Opponents of the name of the Washington, D.C. NFL franchise are asking the Minnesota Sports Facilities Authority to take a stand against the controversial nickname. Critics want the Redskins name bannned in the new stadium.

It's a chance provided by the once-in-a-generation handoff from one stadium to another, and to rewrite the "house rules" in the process. Minnesota happens to be going through that change right now, just as the Oneida Nation in upstate New York  began a campaign against the Redskins name.

But it isn't the first time Minneapolis has  played a role in the controversy. Back in the mid 1990s, the Minneapolis-based Dorsey and Whitney law firm battled the team before Washington's D.C.s Trademark Trial and Appeal Board. And won.

At least at first.

Attorney Michael Lindsay

Dorsey and Whitney attorney Michael Lindsay was one of the lead attorneys on the pro-bono case. They challenged the team's trademark on its name cancelled, arguing that "Redskins" violated the prohibition on a trademark for anything that "disparages or may be scandalous."

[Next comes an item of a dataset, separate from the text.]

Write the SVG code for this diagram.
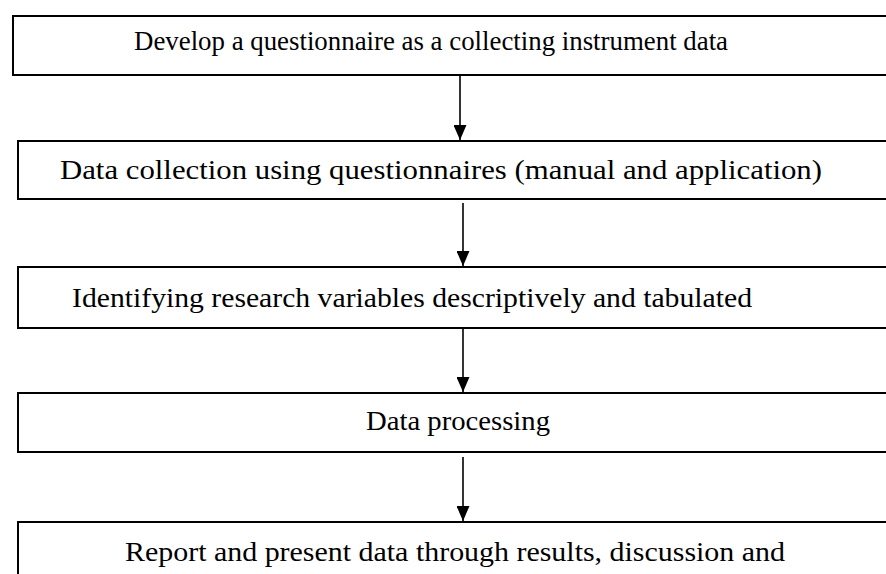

Lindsay said the legal team brought together trademark experts, a linguist, a historian, a psychologist and even a film scholar to survey the use and meaning of the word in popular culture.

"We pulled together all these various different perspectives, all to arrive at the proposition that this term is disparaging. The mark should be canceled. The Trademark Trial and Appeal Board unanimously agreed, and ordered that the marks be cancelled," Lindsay said in an interview.

That was back in 1999. The finding was appealed to the U.S. District Court in Washington, D.C. The judge there reversed the trademark decision, and the D.C. Circuit appeals court affirmed it.  Lindsay said the case turned on the delay -- the time it took for opponents to bring their case against the decades-old team name.

The NFL and its Washington franchise have been defending the use of the term, as recently as Wednesday, when owner Dan Snyder sent a letter to fans saying he intended to keep then name. "As some of you may know, our team began 81 years ago -- in 1932 -- with the name 'Boston Braves.'" Synder wrote. "The following year, the franchise name was changed to the “Boston Redskins.” On that inaugural Redskins team, four players and our Head Coach were Native Americans. The name was never a label. It was, and continues to be, a badge of honor."

Lindsay is chair of Dorsey and Whitney's commercial litigation group and says the firm is no longer involved in the team name controversy. Another of the firm's lawyers, Jay Lindgren, is actually the Minnesota Sports Facilities Authority's attorney now.

But Lindsay says other legal experts are still working on the same issue in Washington, using the same evidence to press the case that the Redskins name at the very least shouldn't get trademark protection.